Lower smelter production in Europe has added to that surplus and China’s smelters were charging as much as $300 per tonne to process concentrates into metal in late April, according to Fastmarkets.

Spot charges have since eased but only slightly and it looks like it’s going to be a good year to be in the zinc smelting business.

Or it is for those producers who don’t have to worry about record-high power prices.

Column: European smelter squeeze keeps zinc close to record highs | Reuters

Metal shortage

Such robust zinc mine production would in times past have shaped the market narrative, the assumption being that greater availability would lift smelter treatment terms and incentivise higher refined output.

Mine surplus should be a leading indicator of metal surplus subject to shipping and processing time.

However, it’s not if a significant part of the world’s smelter capacity can’t cover its power costs even with both higher processing charges and elevated physical premiums for metal.

Refined metal availability is currently determining pricing as much as underlying mine balance, both in terms of LME basis price and super-high physical premiums in Europe and the United States.

LME stocks, which were largely located in Asia, have been raided as metal is shipped to fill Europe’s depleted supply chain.

Headline inventory has slumped by 57% to 86,225 tonnes so far this year. Most of that is awaiting physical load-out with live on-warrant stocks standing at just 38,325 tonnes.

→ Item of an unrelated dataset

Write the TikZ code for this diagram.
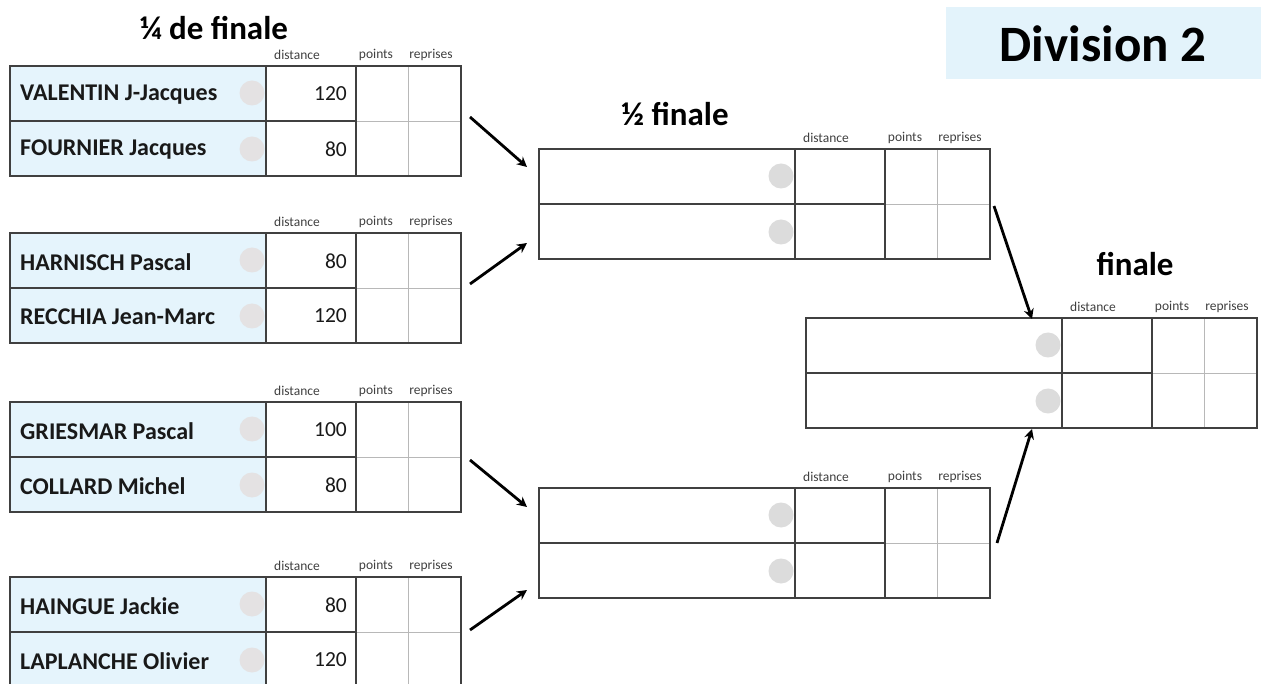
\documentclass[tikz,border=0pt]{standalone}
\usepackage{fontspec}
\setmainfont{Carlito}
\usetikzlibrary{arrows.meta}
\definecolor{namebg}{HTML}{E5F4FC}
\definecolor{divbg}{HTML}{E3F3FB}
\definecolor{darkline}{HTML}{404040}
\definecolor{lightline}{HTML}{B8B8B8}
\definecolor{dotq}{HTML}{E4E2E3}
\definecolor{dots}{HTML}{DCDCDC}
\tikzset{
  darkrule/.style={draw=darkline,line width=1.2pt},
  lightrule/.style={draw=lightline,line width=0.6pt},
  hdr/.style={font=\fontsize{13.5}{15}\selectfont,text=black!75,inner sep=0pt},
  pname/.style={font=\fontsize{24}{27}\selectfont\bfseries,anchor=west,inner sep=0pt,text=black!90},
  pdist/.style={font=\fontsize{21.5}{24}\selectfont,anchor=east,inner sep=0pt,text=black!90},
  ttl/.style={font=\fontsize{33}{38}\selectfont\bfseries,inner sep=0pt},
  arr/.style={-{Stealth[length=10pt,width=10pt]},line width=2.8pt},
  tblarea/.style={inner sep=0pt,minimum width=451pt,minimum height=110pt,anchor=north west}
}
% #1 id, #2 x, #3 y top, #4 name-column fill, #5 dot colour
\newcommand\drawtbl[5]{%
  \begin{scope}[shift={(#2,#3)}]
    \node[tblarea] (#1) at (0,0) {};
    \fill[#4] (0,0) rectangle (256,110);
    \fill[#5] (242,27) circle (12.5);
    \fill[#5] (242,83) circle (12.5);
    \draw[lightrule] (346,55) -- (451,55);
    \draw[lightrule] (398,0) -- (398,110);
    \draw[darkrule] (0,55) -- (346,55);
    \draw[darkrule] (256,0) -- (256,110);
    \draw[darkrule] (346,0) -- (346,110);
    \draw[darkrule] (0,0) rectangle (451,110);
    \node[hdr] (#1h1) at (287,-11) {distance};
    \node[hdr] (#1h2) at (366,-11) {points};
    \node[hdr] (#1h3) at (421,-11) {reprises};
  \end{scope}}
\begin{document}
\begin{tikzpicture}[x=1pt,y=-1pt]
\useasboundingbox (0,0) rectangle (1261,684);
\clip (0,0) rectangle (1261,684);
\fill[white] (0,0) rectangle (1261,684);
% titles
\node[ttl] (tq) at (214,28) {¼ de finale};
\node[ttl] (ts) at (675,114) {½ finale};
\node[ttl] (tf) at (1135,264) {finale};
\fill[divbg] (946,7) rectangle (1261,79);
\node[font=\fontsize{51}{56}\selectfont\bfseries,inner sep=0pt] (div) at (1103,44) {Division 2};
% quarter-final tables
\drawtbl{q1}{10}{66}{namebg}{dotq}
\drawtbl{q2}{10}{233}{namebg}{dotq}
\drawtbl{q3}{10}{402}{namebg}{dotq}
\drawtbl{q4}{10}{577}{namebg}{dotq}
\begin{scope}[shift={(10,66)}]
  \node[pname] (q1a) at (10,29) {VALENTIN J-Jacques};
  \node[pdist] (q1ad) at (337,28) {120};
  \node[pname] (q1b) at (10,84) {FOURNIER Jacques};
  \node[pdist] (q1bd) at (337,83) {80};
\end{scope}
\begin{scope}[shift={(10,233)}]
  \node[pname] (q2a) at (10,29) {HARNISCH Pascal};
  \node[pdist] (q2ad) at (337,28) {80};
  \node[pname] (q2b) at (10,84) {RECCHIA Jean-Marc};
  \node[pdist] (q2bd) at (337,83) {120};
\end{scope}
\begin{scope}[shift={(10,402)}]
  \node[pname] (q3a) at (10,29) {GRIESMAR Pascal};
  \node[pdist] (q3ad) at (337,28) {100};
  \node[pname] (q3b) at (10,84) {COLLARD Michel};
  \node[pdist] (q3bd) at (337,83) {80};
\end{scope}
\begin{scope}[shift={(10,577)}]
  \node[pname] (q4a) at (10,29) {HAINGUE Jackie};
  \node[pdist] (q4ad) at (337,28) {80};
  \node[pname] (q4b) at (10,84) {LAPLANCHE Olivier};
  \node[pdist] (q4bd) at (337,83) {120};
\end{scope}
% semi-final and final tables
\drawtbl{s1}{539}{149}{white}{dots}
\drawtbl{s2}{539}{488}{white}{dots}
\drawtbl{f}{806}{318}{white}{dots}
% arrows
\coordinate (a1s) at (470,117); \coordinate (a1e) at (527,167);
\coordinate (a2s) at (470,284); \coordinate (a2e) at (527,243);
\coordinate (a3s) at (470,460); \coordinate (a3e) at (527,507);
\coordinate (a4s) at (470,630); \coordinate (a4e) at (527,590);
\coordinate (a5s) at (994,206); \coordinate (a5e) at (1032,319);
\coordinate (a6s) at (997,543); \coordinate (a6e) at (1032,429);
\draw[arr] (a1s) -- (a1e);
\draw[arr] (a2s) -- (a2e);
\draw[arr] (a3s) -- (a3e);
\draw[arr] (a4s) -- (a4e);
\draw[arr] (a5s) -- (a5e);
\draw[arr] (a6s) -- (a6e);
\end{tikzpicture}
\end{document}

LME shadow off-warrant stocks have all but evaporated, totalling 3,171 tonnes at the end of March, down from 93,000 tonnes a year earlier.

There is plenty of zinc in China which could be exported to the rest of the world, but continued disruption in global logistics may slow the response time to a favourable export arbitrage opportunity.

A narrative kink?

At the start of the year lower European refined metal production looked to be a transient phenomenon, a kink in zinc’s normal mine-supply narrative.

Five months on and energy prices have only risen further, deferring expectations for a return to full smelting capacity.

The smelter twist in the zinc story isn’t going away any time soon, it seems.

Zinc has this month been caught up in the broader base metals rout with bulls fleeing the sector and bears flexing their muscles as the focus turns to China’s loss of growth momentum.

LME three-month metal at a current $3,575 per tonne is down by 27% from its March peak of $4,896 per tonne.

Even after that precipitous slide, however, zinc is trading just shy of 15-year highs. The fact that it’s doing so despite a full concentrates pipeline speaks to the scale of the smelting bottleneck currently defining the market.